Een week lang legden buschauffeurs en machinisten in het stads- en streekvervoer het werk neer, dit om te staken tegen de werkdruk, hoog ziekteverzuim maar ook voor een loonsverhoging. “Maar het is fijn om nu weer aan het werk te zijn” vertelt Ronald die rijdt voor Keolis. Deze manier van staken is niet Ronald zijn favoriet want het liefst nam hij de reizigers gratis mee naar hun bestemming maar de rechter heeft dat verboden. Toch krijgt Ronald geen onbegrip vanuit de reizigers: “Als je het uitlegt, dan snappen de meeste mensen wel waarom we staken.”
Bij Ronald zijn werk ligt de gemiddelde leeftijd rond de 57 jaar. Dat betekent dat het grootste deel over tien jaar met pensioen gaat. “Als er geen nieuwe aanwas komt, dan kan je over tien jaar dus geen bus meer laten rijden”, zegt Ronald. Dat baart Ronald zorgen: “Daar is de passagier ook de dupe van. Nu hebben we een week niet gereden, maar als er te weinig chauffeurs zijn dan rijdt er over een tijdje een bepaalde bus helemaal niet meer. In de mindere lijnen zal dan geschrapt worden.”

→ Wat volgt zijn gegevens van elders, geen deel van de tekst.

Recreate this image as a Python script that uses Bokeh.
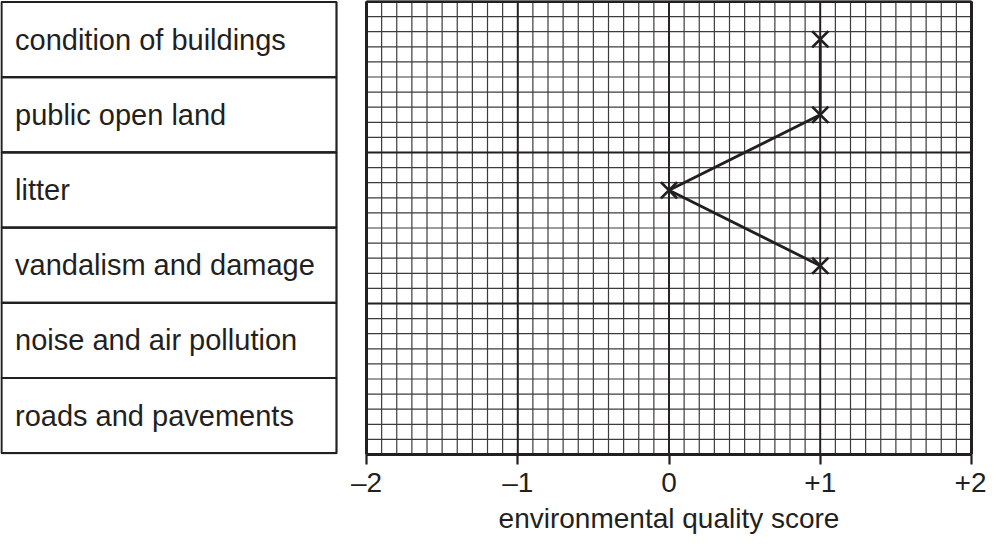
from bokeh.plotting import figure
from bokeh.layouts import row
from bokeh.models import Range1d, LinearAxis, FixedTicker
from bokeh.embed import file_html
from bokeh.resources import INLINE
from bokeh.core.properties import value
import numpy as np

# ---- data ----
categories = ["condition of buildings", "public open land", "litter",
              "vandalism and damage", "noise and air pollution", "roads and pavements"]
scored_categories = ["condition of buildings", "public open land", "litter",
                     "vandalism and damage"]
scores = [1, 1, 0, 1]
tick_values = [-2, -1, 0, 1, 2]
tick_labels = ["\u20132", "\u20131", "0", "+1", "+2"]
x_title = "environmental quality score"

# ---- layout constants ----
H = 540
BORDER_BOTTOM = 86
FRAME_H = H - BORDER_BOTTOM
PX_PER_ROW = 75.5
PX_PER_X = 151.25
n = len(categories)
INK = "#231f20"
FONT = "Liberation Sans"

y_top = FRAME_H / PX_PER_ROW

row_center = {c: n - i - 0.5 for i, c in enumerate(categories)}
centers = [row_center[c] for c in categories]

# ---------------- left figure: category boxes ----------------
WL = 350
LEFT_ROW = 75.2
lb = -1.3 / LEFT_ROW
left = figure(width=WL, height=H, output_backend="svg", toolbar_location=None,
              x_range=Range1d(0, WL), y_range=Range1d(lb, lb + FRAME_H / LEFT_ROW),
              min_border_left=0, min_border_right=0, min_border_top=0,
              min_border_bottom=BORDER_BOTTOM,
              x_axis_location=None, y_axis_location=None)
left.outline_line_color = None
left.grid.visible = False

left.quad(left=1.0, right=336.0,
          top=[row_center[c] + 0.5 for c in categories],
          bottom=[row_center[c] - 0.5 for c in categories],
          fill_color=None, line_color=INK, line_width=2.2)
left.text(x=14.5, y=centers, text=categories,
          text_font=value(FONT), text_font_size="29px", text_baseline="middle",
          text_color=INK)

# ---------------- right figure: grid ----------------
xmin, xmax = tick_values[0], tick_values[-1]
PAD = 2.0
FRAME_W = (xmax - xmin) * PX_PER_X + 2 * PAD
BL, BR = 14, 13
WR = int(round(BL + FRAME_W + BR))
right = figure(width=WR, height=H, output_backend="svg", toolbar_location=None,
               x_range=Range1d(xmin - PAD / PX_PER_X, xmax + PAD / PX_PER_X),
               y_range=Range1d(0, y_top),
               min_border_left=BL, min_border_right=BR, min_border_top=0,
               min_border_bottom=BORDER_BOTTOM,
               x_axis_location=None, y_axis_location=None)
right.outline_line_color = None
right.grid.visible = False

minor_x = np.round(np.arange(xmin, xmax + 1e-9, 0.1), 3)
minor_y = np.round(np.arange(0, n + 1e-9, 0.2), 3)
right.segment(x0=minor_x, x1=minor_x, y0=0, y1=n, line_color="#3c3c3c", line_width=1.2)
right.segment(x0=xmin, x1=xmax, y0=minor_y, y1=minor_y, line_color="#3c3c3c", line_width=1.2)
major_x = np.array(tick_values, dtype=float)
major_y = np.arange(0, n + 1e-9, 2.0)
right.segment(x0=major_x, x1=major_x, y0=0, y1=n, line_color=INK, line_width=1.9)
right.segment(x0=xmin, x1=xmax, y0=major_y, y1=major_y, line_color=INK, line_width=1.9)
right.segment(x0=[xmin, xmax, xmin, xmin], x1=[xmin, xmax, xmax, xmax],
              y0=[0, 0, 0, n], y1=[n, n, 0, n], line_color=INK, line_width=3)

ys = [row_center[c] for c in scored_categories]
right.line(x=scores, y=ys, line_color=INK, line_width=2.8)
right.scatter(x=scores, y=ys, marker="x", size=23, line_color=INK, line_width=2.8)

ax = LinearAxis(bounds=(xmin, xmax), ticker=FixedTicker(ticks=tick_values, minor_ticks=[]))
ax.major_label_overrides = {v: l for v, l in zip(tick_values, tick_labels)}
ax.axis_line_color = INK
ax.axis_line_width = 3
ax.major_tick_line_color = INK
ax.major_tick_line_width = 2.2
ax.major_tick_out = 10
ax.major_tick_in = 0
ax.minor_tick_out = 0
ax.minor_tick_in = 0
ax.major_label_text_font = FONT
ax.major_label_text_font_size = "28px"
ax.major_label_text_color = INK
ax.major_label_standoff = 2
ax.axis_label = x_title
ax.axis_label_text_font = FONT
ax.axis_label_text_font_size = "28px"
ax.axis_label_text_font_style = "normal"
ax.axis_label_text_color = INK
ax.axis_label_standoff = 2
right.add_layout(ax, "below")

layout = row(left, right, spacing=0)
open("out.html", "w").write(file_html(layout, INLINE))
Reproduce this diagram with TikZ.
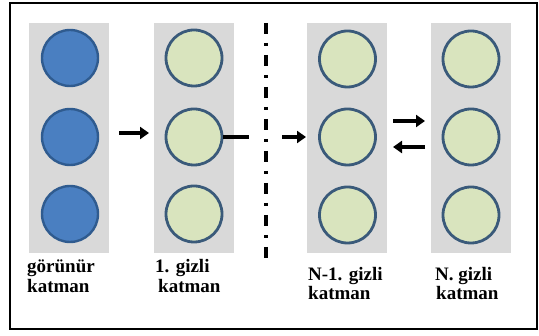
\documentclass[tikz,border=0pt]{standalone}
\usepackage{fontspec}
\setmainfont{Liberation Serif}
\usetikzlibrary{arrows.meta}
\definecolor{colgray}{HTML}{D9D9D9}
\definecolor{blueFill}{HTML}{4A7FC1}
\definecolor{blueEdge}{HTML}{2F5B8F}
\definecolor{greenFill}{HTML}{D9E4BE}
\definecolor{greenEdge}{HTML}{3A5A7A}
\tikzset{
  layerbox/.style={fill=colgray, draw=none, minimum width=80pt, minimum height=230pt, inner sep=0pt},
  vis/.style={circle, fill=blueFill, draw=blueEdge, line width=2.4pt, minimum size=56pt, inner sep=0pt},
  hid/.style={circle, fill=greenFill, draw=greenEdge, line width=2.8pt, minimum size=56pt, inner sep=0pt},
  lbl/.style={font=\bfseries\fontsize{19}{21}\selectfont, inner sep=0pt, anchor=base west},
  arr/.style={line width=4pt, -{Triangle[length=9pt,width=12pt]}},
  bar/.style={line width=4pt},
  divider/.style={line width=3.2pt, dash pattern=on 11pt off 9pt on 3pt off 9pt}
}
\begin{document}
\begin{tikzpicture}[x=1pt,y=-1pt]
\useasboundingbox (0,0) rectangle (539,336);
\draw[line width=2.4pt] (10,3) rectangle (537,329);
% layer backgrounds
\node[layerbox] (L1) at (69,138) {};
\node[layerbox] (L2) at (194,138) {};
\node[layerbox] (L3) at (346.5,138) {};
\node[layerbox] (L4) at (471,138) {};
% circles
\node[vis] (a1) at (70,58) {};
\node[vis] (a2) at (70,137) {};
\node[vis] (a3) at (70,214) {};
\node[hid] (b1) at (194,58) {};
\node[hid] (b2) at (194,137) {};
\node[hid] (b3) at (194,214) {};
\node[hid] (c1) at (347.5,59) {};
\node[hid] (c2) at (347.5,137) {};
\node[hid] (c3) at (347.5,215) {};
\node[hid] (d1) at (471,59) {};
\node[hid] (d2) at (471,137) {};
\node[hid] (d3) at (471,215) {};
% divider
\coordinate (dvTop) at (266,23);
\coordinate (dvBot) at (266,262);
\draw[divider] (dvTop) -- (dvBot);
% arrows
\coordinate (e1s) at (119,133);
\coordinate (e1e) at (149,133);
\draw[arr] (e1s) -- (e1e);
\coordinate (e2s) at (b2.east);
\coordinate (e2e) at (249,137);
\draw[bar] (e2s) -- (e2e);
\coordinate (e3s) at (282,137);
\coordinate (e3e) at (306,137);
\draw[arr] (e3s) -- (e3e);
\coordinate (e4s) at (393,121);
\coordinate (e4e) at (425,121);
\draw[arr] (e4s) -- (e4e);
\coordinate (e5s) at (425,147);
\coordinate (e5e) at (393,147);
\draw[arr] (e5s) -- (e5e);
% labels
\node[lbl] (t1a) at (27,273) {görünür};
\node[lbl] (t1b) at (27,293) {katman};
\node[lbl] (t2a) at (155,273) {1. gizli};
\node[lbl] (t2b) at (158,293) {katman};
\node[lbl] (t3a) at (308,281) {N-1. gizli};
\node[lbl] (t3b) at (308,300) {katman};
\node[lbl] (t4a) at (435,281) {N. gizli};
\node[lbl] (t4b) at (436,300) {katman};
\end{tikzpicture}
\end{document}
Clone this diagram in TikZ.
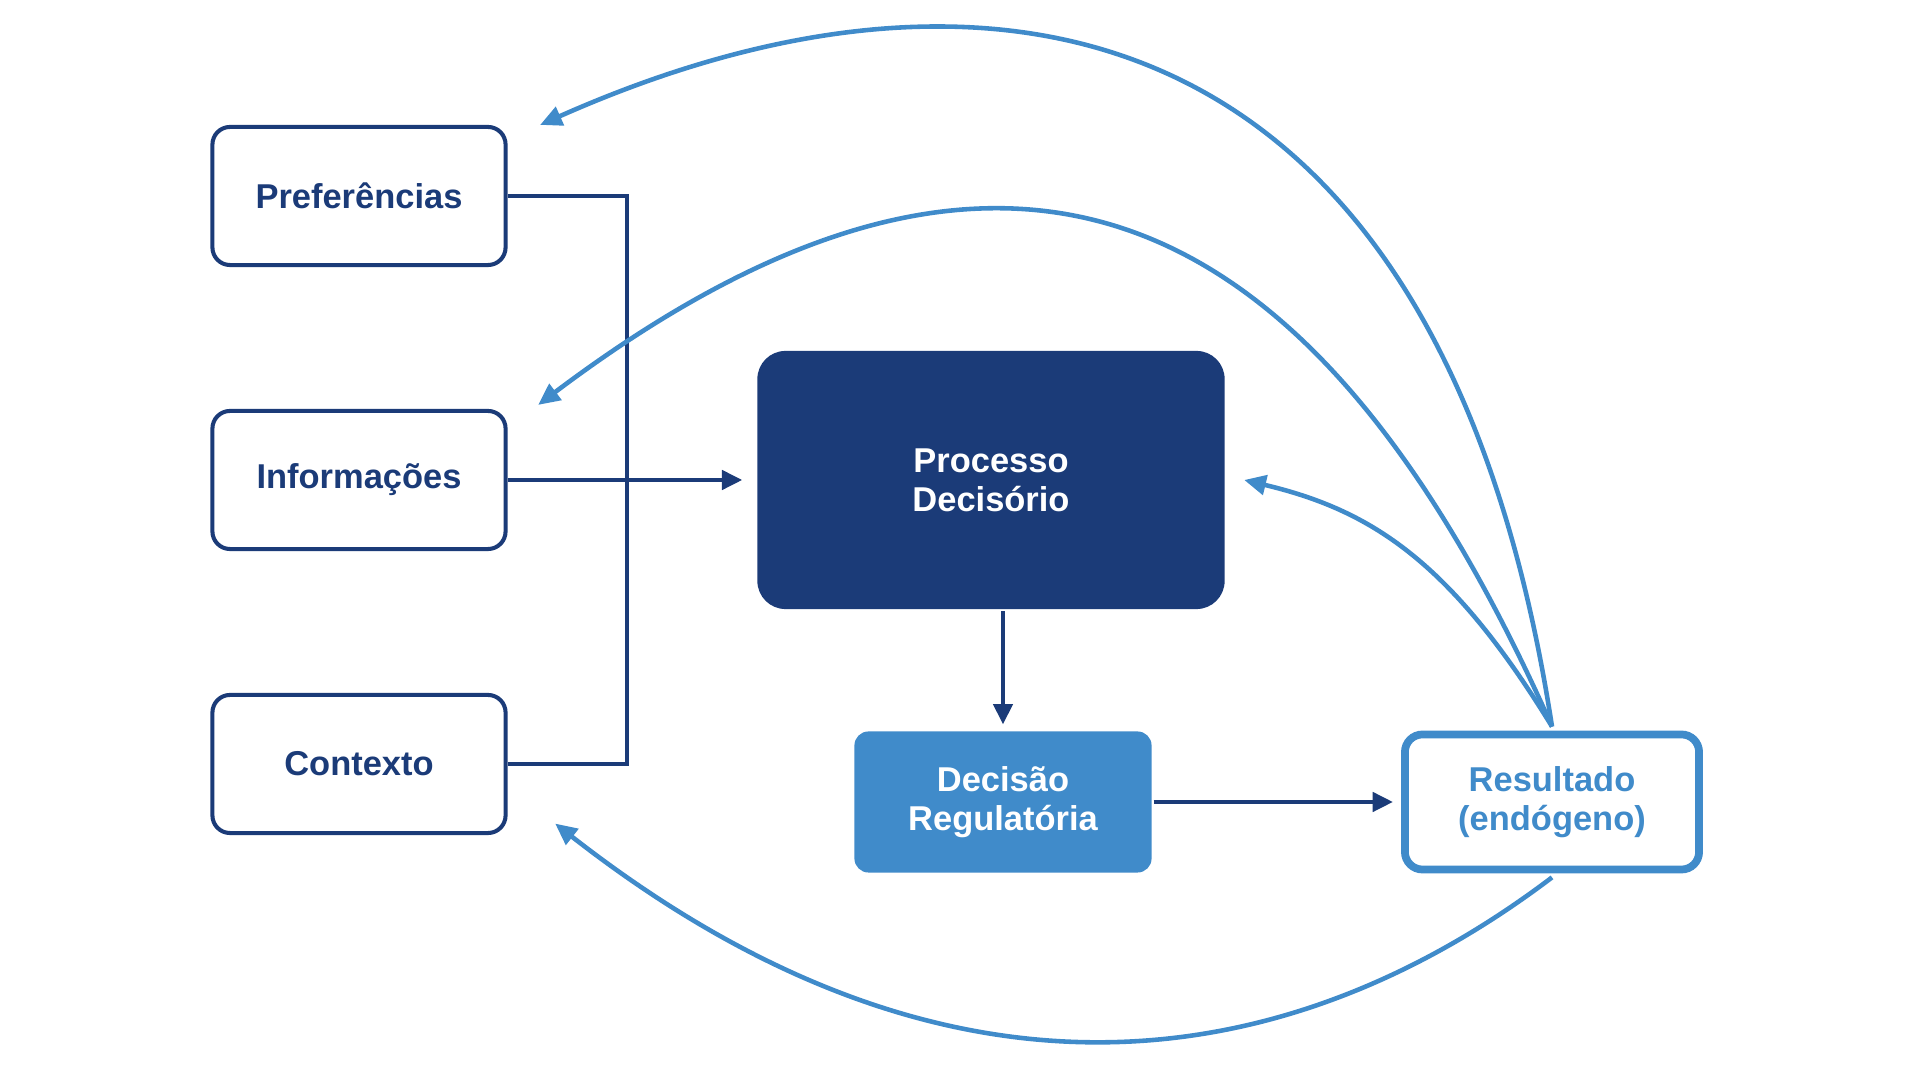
\documentclass[tikz,border=0pt]{standalone}
\usepackage{fontspec}
\setmainfont{Liberation Sans}
\usetikzlibrary{arrows.meta}
\definecolor{navy}{HTML}{1B3B78}
\definecolor{sky}{HTML}{408BCA}
\tikzset{
box/.style={draw=navy,fill=white,rounded corners=5pt,line width=1.15pt,minimum width=2.93cm,minimum height=1.38cm,inner sep=0pt,align=center,text=navy,font=\fontsize{9.8}{11}\selectfont\bfseries},
core/.style={box,draw=none,fill=navy,text=white,rounded corners=8pt,minimum width=4.67cm,minimum height=2.58cm},
act/.style={box,draw=none,fill=sky,text=white,rounded corners=4pt,minimum width=2.97cm,minimum height=1.41cm},
outcome/.style={box,draw=sky,text=sky,line width=2.2pt,minimum width=2.94cm,minimum height=1.35cm},
flow/.style={-{Triangle[length=5.8pt,width=5.4pt]},line width=1.3pt,draw=navy},
link/.style={line width=1.2pt,draw=navy},
loop/.style={-{Triangle[length=6.2pt,width=5.6pt]},line width=1.3pt,draw=sky}}
\begin{document}
\begin{tikzpicture}[x=0.01cm,y=-0.01cm]
\useasboundingbox (0,0) rectangle (1920,1080);
\node[box] (pref) at (359,196) {Preferências};
\node[box] (info) at (359,480) {Informações};
\node[box] (ctx) at (359,764) {Contexto};
\node[core] (proc) at (991,480) {Processo\\Decisório};
\node[act] (dec) at (1003,802) {Decisão\\Regulatória};
\node[outcome] (res) at (1552,802) {Resultado\\(endógeno)};
\coordinate (join) at (627,480);
\draw[link] (pref.east) -| (join) |- (ctx.east);
\draw[flow,shorten >=1.3mm] (info.east) -- (proc.west);
\draw[flow,shorten >=.5mm] (dec.north |- proc.south) -- (dec.north);
\draw[flow,shorten >=.8mm] (dec.east) -- (res.west);
\draw[loop] ([yshift=.4mm]res.north) .. controls (1440,0) and (990,-75) .. ([xshift=3.25mm]pref.north east);
\draw[loop] ([yshift=.4mm]res.north) .. controls (1321,207) and (1016,45) .. ([xshift=3.05mm,yshift=.4mm]info.north east);
\draw[loop] ([yshift=.4mm]res.north) .. controls (1450,560) and (1370,510) .. ([xshift=1.75mm]proc.east);
\draw[loop] ([yshift=-.4mm]res.south) .. controls (1315,1057) and (973,1150) .. ([xshift=4.75mm,yshift=1.15mm]ctx.south east);
\end{tikzpicture}
\end{document}
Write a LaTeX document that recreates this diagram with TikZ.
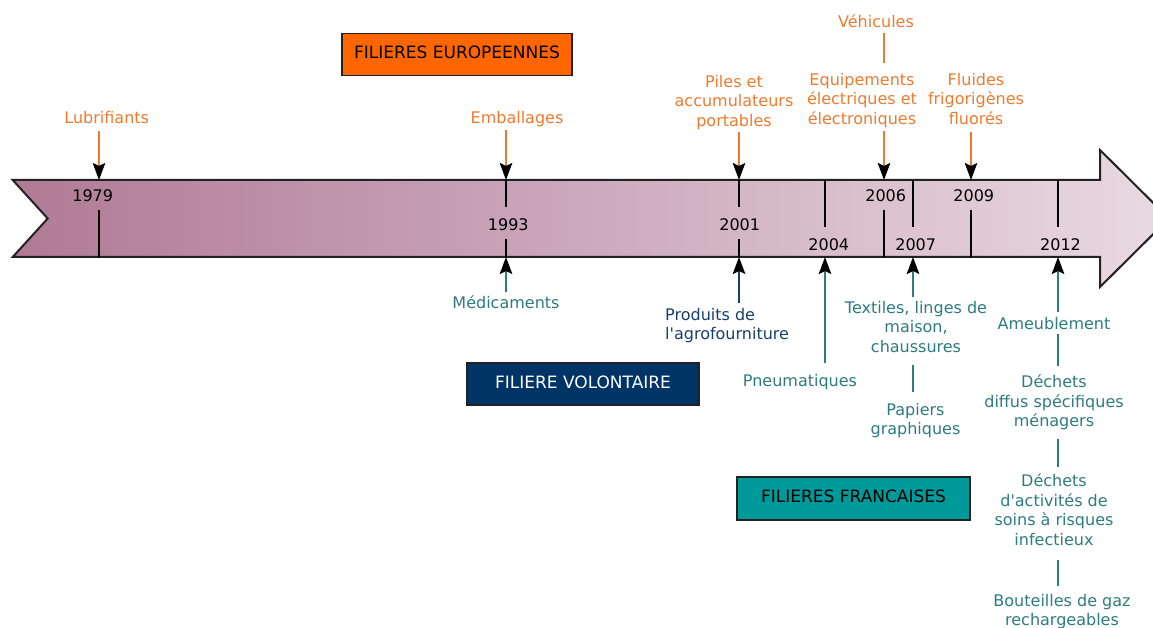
\documentclass[tikz,border=0pt]{standalone}
\usepackage{fontspec}
\setmainfont{DejaVu Sans}
\usetikzlibrary{arrows.meta}
\definecolor{otext}{HTML}{EE7A30}
\definecolor{ttext}{HTML}{2E7B80}
\definecolor{ntext}{HTML}{173F6E}
\definecolor{boxorange}{HTML}{FF6600}
\definecolor{boxnavy}{HTML}{003366}
\definecolor{boxteal}{HTML}{009999}
\definecolor{bodyleft}{HTML}{B07A95}
\definecolor{bodyright}{HTML}{E9DAE1}
\definecolor{edge}{HTML}{222222}
\begin{document}
\begin{tikzpicture}[x=1pt,y=-1pt,
  lbl/.style={font=\fontsize{16}{19.5}\selectfont, inner sep=0pt, align=center},
  olbl/.style={lbl, text=otext},
  tlbl/.style={lbl, text=ttext},
  nlbl/.style={lbl, text=ntext},
  year/.style={font=\fontsize{16}{19.5}\selectfont, inner sep=0pt, anchor=base, text=black},
  tick/.style={line width=2pt, black},
  tip/.style={-{Stealth[length=17pt,width=12.5pt,inset=3pt,color=black,fill=black]}},
  oarr/.style={tip, line width=2pt, draw=otext},
  tarr/.style={tip, line width=2pt, draw=ttext},
  narr/.style={tip, line width=2pt, draw=ntext},
  oline/.style={line width=2pt, draw=otext},
  tline/.style={line width=2pt, draw=ttext},
  catbox/.style={draw=edge, line width=1.5pt, minimum width=230pt, minimum height=42pt,
    font=\fontsize{17}{20}\selectfont, text height=12.5pt, text depth=4.5pt, inner sep=0pt}
]
\useasboundingbox (0,0) rectangle (1153,628);
\clip (0,0) rectangle (1153,628);

% timeline arrow body
\path[left color=bodyleft, right color=bodyright, draw=edge, line width=2pt, line join=miter]
  (12.7,180) -- (1100,180) -- (1100,150) -- (1169,218.5) -- (1100,287) -- (1100,257)
  -- (12.7,257) -- (47.7,218.5) -- cycle;

% year anchor coordinates (top / bottom edge of body)
\coordinate (t79) at (99,180);   \coordinate (b79) at (99,257);
\coordinate (t93) at (506,180);  \coordinate (b93) at (506,257);
\coordinate (t01) at (739,180);  \coordinate (b01) at (739,257);
\coordinate (t04) at (825,180);  \coordinate (b04) at (825,257);
\coordinate (t06) at (884,180);  \coordinate (b06) at (884,257);
\coordinate (t07) at (913,180);  \coordinate (b07) at (913,257);
\coordinate (t09) at (971,180);  \coordinate (b09) at (971,257);
\coordinate (t12) at (1058,180); \coordinate (b12) at (1058,257);

% ticks
\draw[tick] (99,210) -- (b79);
\draw[tick] (t93) -- (506,207) (506,239) -- (b93);
\draw[tick] (t01) -- (739,207) (739,239) -- (b01);
\draw[tick] (t04) -- (825,227);
\draw[tick] (884,210) -- (b06);
\draw[tick] (t07) -- (913,227);
\draw[tick] (971,210) -- (b09);
\draw[tick] (t12) -- (1058,227);

% years
\node[year] (y79) at (92.7,202) {1979};
\node[year] (y93) at (508.3,231) {1993};
\node[year] (y01) at (739.7,231) {2001};
\node[year] (y04) at (828.8,251) {2004};
\node[year] (y06) at (885.7,202) {2006};
\node[year] (y07) at (915.7,251) {2007};
\node[year] (y09) at (973.8,202) {2009};
\node[year] (y12) at (1060.5,251) {2012};

% category boxes
\node[catbox, fill=boxorange, text=black] (eu) at (457,54.5) {FILIERES EUROPEENNES};
\node[catbox, fill=boxnavy, text=white, minimum width=232pt] (vol) at (583,384) {FILIERE VOLONTAIRE};
\node[catbox, fill=boxteal, text=black, minimum width=233pt, minimum height=43pt] (fr) at (853.5,498.5) {FILIERES FRANCAISES};

% European labels
\node[olbl, anchor=base] (lub) at (106.7,124) {Lubrifiants};
\node[olbl, anchor=base] (emb) at (517,124) {Emballages};
\node[olbl, anchor=north] (piles) at (734,74.8) {Piles et\\accumulateurs\\portables};
\node[olbl, anchor=base] (veh) at (876,28) {Véhicules};
\node[olbl, anchor=north] (equip) at (862,72.8) {Equipements\\électriques et\\électroniques};
\node[olbl, anchor=north] (flu) at (976,72.8) {Fluides\\frigorigènes\\fluorés};

\draw[oarr, shorten <=7pt] (lub.south -| t79) -- (t79);
\draw[oarr, shorten <=2pt] (emb.south -| t93) -- (t93);
\draw[oarr, shorten <=2.6pt] (piles.south -| t01) -- (t01);
\draw[oline, shorten <=5pt, shorten >=9.8pt] (veh.south -| t06) -- (equip.north -| t06);
\draw[oarr, shorten <=3.6pt] (equip.south -| t06) -- (t06);
\draw[oarr, shorten <=7.4pt] (flu.south -| t09) -- (t09);

% French / voluntary labels
\node[tlbl, anchor=base] (med) at (506,308) {Médicaments};
\node[nlbl, anchor=north west, align=left] (prod) at (665,307.8) {Produits de\\l\textquotesingle agrofourniture};
\node[tlbl, anchor=base] (pneu) at (800,386) {Pneumatiques};
\node[tlbl, anchor=north] (tex) at (916,300.8) {Textiles, linges de\\maison,\\chaussures};
\node[tlbl, anchor=north] (pap) at (915.5,402.8) {Papiers\\graphiques};
\node[tlbl, anchor=base] (ameu) at (1054,329) {Ameublement};
\node[tlbl, anchor=north] (ddiff) at (1054,374.8) {Déchets\\diffus spécifiques\\ménagers};
\node[tlbl, anchor=north] (dact) at (1054,473.8) {Déchets\\d\textquotesingle activités de\\soins à risques\\infectieux};
\node[tlbl, anchor=north] (bout) at (1062,593.8) {Bouteilles de gaz\\rechargeables};

\draw[tarr, shorten <=2.8pt] (med.north -| b93) -- (b93);
\draw[narr, shorten <=4.8pt] (prod.north -| b01) -- (b01);
\draw[tarr, shorten <=10.8pt] (pneu.north -| b04) -- (b04);
\draw[tarr, shorten <=3.8pt] (tex.north -| b07) -- (b07);
\draw[tline, shorten <=12.4pt, shorten >=10.8pt] (tex.south -| b07) -- (pap.north -| b07);
\draw[tarr, shorten <=4.8pt] (ameu.north -| b12) -- (b12);
\draw[tline, shorten <=5pt, shorten >=8.8pt] (ameu.south -| b12) -- (ddiff.north -| b12);
\draw[tline, shorten <=8.6pt, shorten >=6.8pt] (ddiff.south -| b12) -- (dact.north -| b12);
\draw[tline, shorten <=14pt, shorten >=7.8pt] (dact.south -| b12) -- (bout.north -| b12);
\end{tikzpicture}
\end{document}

Ronald is nu in afwachting wat de werkgever, Keolis, gaat zeggen na de stakingen. Het bod van de vakbonden ligt nog steeds en de werkgever weet wat de eisen van de chauffeurs zijn: loonsverhoging, lagere werkdruk en lager ziekteverzuim. “De stakingen zijn perfect verlopen, de opkomst in Twente is hartstikke goed geweest. Het leeft echt op de werkvloer. Maar om nou te zeggen dat ik een goed gevoel aan de staking hou, nee, dat niet. Daar heb ik wel een dubbel gevoel bij. Ik staak liever niet maar het was absoluut nodig”, aldus Ronald.
Als er niks positiefs vanuit de werkgever komt zal Ronald opnieuw met zijn collega’s acties ondernemen. “We gaan dan helaas weer de hele boel platleggen en dat kan misschien voor onbepaalde tijd zijn”, zegt Ronald. “Ik hoop dat de werkgever besluit om met ons om tafel te gaan en met een voorstel te komen waar beide partijen zich in kunnen vinden.”